I’m a wannabe science nerd. I love listening to Neil Degrasse Tyson’s podcast, I’ve made an attempt at reading Stephen Hawking, and I actually know more constellations than just the Big Dipper. The problem is I suck at science. I wish I had actually put more effort in during high school (said everyone ever) and tried to learn more of this stuff if only so I understood it better today.
This is part of the reason why I enjoy books like The Martian. It’s packed with all kinds of science-y goodness, including astronomy, chemistry, a little physics, and even some botany (in a Martian context, of course). There’s enough science here to keep me feeling smart and plenty of story to keep me entertained.
Oh, right, the STORY. I should tell you about that.
The Martian is the story of one Mark Watney, a mechanical engineer/botanist assigned to Mars Mission Ares 3 (in this book we’ve been to Mars three times already).
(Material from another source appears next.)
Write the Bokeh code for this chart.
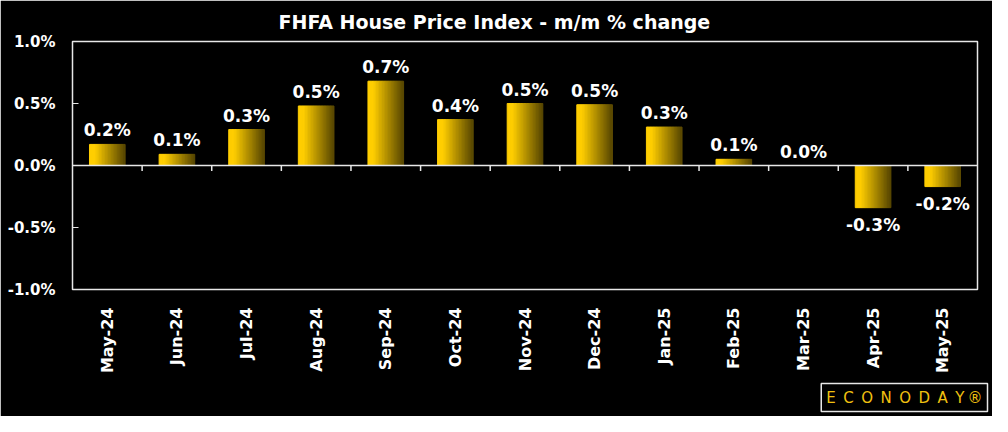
import math
from bokeh.plotting import figure
from bokeh.models import (Range1d, FixedTicker, PrintfTickFormatter, Span, Title,
                          ColumnDataSource)
from bokeh.core.properties import value
from bokeh.embed import file_html
from bokeh.resources import INLINE

# ---- data ----
months = ["May-24", "Jun-24", "Jul-24", "Aug-24", "Sep-24", "Oct-24", "Nov-24",
          "Dec-24", "Jan-25", "Feb-25", "Mar-25", "Apr-25", "May-25"]
values = [0.17, 0.09, 0.29, 0.48, 0.68, 0.37, 0.50, 0.49, 0.31, 0.05, 0.00, -0.34, -0.17]
labels = ["0.2%", "0.1%", "0.3%", "0.5%", "0.7%", "0.4%", "0.5%", "0.5%", "0.3%",
          "0.1%", "0.0%", "-0.3%", "-0.2%"]
y_ticks = [-1.0, -0.5, 0.0, 0.5, 1.0]
title_text = "FHFA House Price Index - m/m % change"
logo_text = "\u2002".join(list("ECONODAY")) + "\u2009®"

FONT = "DejaVu Sans"
n = len(months)
xs = list(range(n))

p = figure(width=992, height=416, output_backend="svg", toolbar_location=None,
           x_range=Range1d(-0.5, n - 0.5), y_range=Range1d(-1.0, 1.0),
           min_border_left=72, min_border_right=15, min_border_top=41,
           min_border_bottom=121)
p.background_fill_color = "black"
p.border_fill_color = "black"
p.outline_line_color = "#e8e8e8"
p.outline_line_width = 1.5
p.grid.visible = False

# title
p.title.text = title_text
p.title.align = "left"
p.title.offset = 206
p.title.text_color = "white"
p.title.text_font = FONT
p.title.text_font_style = "bold"
p.title.text_font_size = "19px"
p.title.standoff = 17

# logo as a title below
logo = Title(text=logo_text, align="right", offset=-10, text_color="#f0c010",
             text_font=FONT, text_font_size="15px", text_font_style="normal",
             border_line_color="#e8e8e8", border_line_width=1.5,
             background_fill_color="black", padding=5, standoff=10)
p.add_layout(logo, "below")

# gradient bars via thin strips
bar_w = 0.51
nstrips = 24
c0 = (255, 206, 0)
c1 = (92, 74, 0)
sx, stop, sbot, scol = [], [], [], []
sw = bar_w / nstrips
for i, v in zip(xs, values):
    for k in range(nstrips):
        t = k / (nstrips - 1)
        tt = max(0.0, (t - 0.15) / 0.85)
        col = tuple(int(round(c0[j] + (c1[j] - c0[j]) * tt)) for j in range(3))
        sx.append(i - bar_w / 2 + sw * (k + 0.5))
        stop.append(max(v, 0))
        sbot.append(min(v, 0))
        scol.append("#%02x%02x%02x" % col)
src = ColumnDataSource(dict(x=sx, top=stop, bottom=sbot, color=scol))
p.vbar(x="x", top="top", bottom="bottom", width=sw * 1.08, color="color", source=src)

# zero line and category ticks
p.add_layout(Span(location=0, dimension="width", line_color="#e8e8e8", line_width=1.5))
bx = [i + 0.5 for i in xs[:-1]]
p.segment(x0=bx, x1=bx, y0=[0] * len(bx), y1=[-0.045] * len(bx),
          line_color="#e8e8e8", line_width=1.5)

# value labels
pos_idx = [i for i, v in enumerate(values) if v >= 0]
neg_idx = [i for i, v in enumerate(values) if v < 0]
p.text(x=[xs[i] for i in pos_idx], y=[values[i] for i in pos_idx],
       text=[labels[i] for i in pos_idx], text_color="white",
       text_font=value(FONT), text_font_style="bold", text_font_size="17px",
       text_align="center", text_baseline="bottom", y_offset=-4)
p.text(x=[xs[i] for i in neg_idx], y=[values[i] for i in neg_idx],
       text=[labels[i] for i in neg_idx], text_color="white",
       text_font=value(FONT), text_font_style="bold", text_font_size="17px",
       text_align="center", text_baseline="top", y_offset=7)

# y axis
ya = p.yaxis[0]
ya.ticker = FixedTicker(ticks=y_ticks)
ya.formatter = PrintfTickFormatter(format="%.1f%%")
ya.major_tick_in = 6
ya.major_tick_out = 0
ya.minor_tick_line_color = None
ya.major_tick_line_color = "#e8e8e8"
ya.axis_line_color = "#e8e8e8"
ya.major_label_text_color = "white"
ya.major_label_text_font = FONT
ya.major_label_text_font_style = "bold"
ya.major_label_text_font_size = "15px"
ya.major_label_standoff = 17

# x axis
xa = p.xaxis[0]
xa.ticker = FixedTicker(ticks=xs)
xa.major_label_overrides = {i: m for i, m in zip(xs, months)}
xa.major_label_orientation = math.pi / 2
xa.major_tick_line_color = None
xa.minor_tick_line_color = None
xa.axis_line_color = None
xa.major_label_text_color = "white"
xa.major_label_text_font = FONT
xa.major_label_text_font_style = "bold"
xa.major_label_text_font_size = "16px"
xa.major_label_standoff = 12

open("out.html", "w").write(file_html(p, INLINE))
Everything’s going great for Mark and crew when a freak accident happens knocking Mark unconscious in the middle of a violent dust storm. His crew, thinking him dead, evacuates Mars and heads home, leaving Mark stranded on Mars with no communications and enough food to last him a year. The rest of the book is him working out how he’s going to survive, get in touch with NASA, and maybe even get off Mars.
It’s a simple plot, but that’s all you need. The story flows between characters (yes, there’s more than one) by way of different formats, focusing primarily on Mark’s log entries during his time on Mars, his communications with NASA by way of a Rover computer, and actual conversation (I don’t know the literary terms for what I’m describing, so help me out if you do!). Weir does a great job not sticking to one specific format for too long as well, keeping you focused on one character long enough before you get bored.
As I mentioned above, there’s a LOT of science in this book. Weir himself is one huge science nerd, and it shows. Mark details his plans for survival in a very thought-out manner, explaining chemical processes and mechanical structures like I would expect an engineer to do, but he doesn’t do it to the point where you get lost in the weeds. He thinks like an astronaut is trained to think, and it makes me realize that I am NOT cut out to be an astronaut. Huge respect to the men and women on the ISS right here, man. You guys are FAR more intelligent than I.
What surprised me was how not philosophical this novel was. I expected it to be a lot of morose reflection on loneliness and existence. I mean, that’s what I’d do if I were stranded on a desert island, let alone Mars. Weir doesn’t even touch the stuff! There’s one point where NASA has figured out Mark’s alive, and one of the directors is marveling at the situation, saying, “I wonder what’s going through his mind right now.” Cut to Mark’s log: “How does Aquaman have the ability to control whales? They’re mammals! That doesn’t even make sense!” This sets the tone for the rest of the novel. Mark’s too busy surviving to be bothered by existential angst. He might touch on it for a sentence or two, just to say “I’d give anything to talk to a human being right now,” then get back to whatever it was he was doing. He never dwells on it, and I think that makes for an excellent piece of character development. Mark is the kind of guy who’d rather respond to difficulty with humor and soldier on through the pain, rather than getting stuck in the reflective mud of loneliness, and that works.
Overall, excellent work, Andy Weir. I could not put this book down!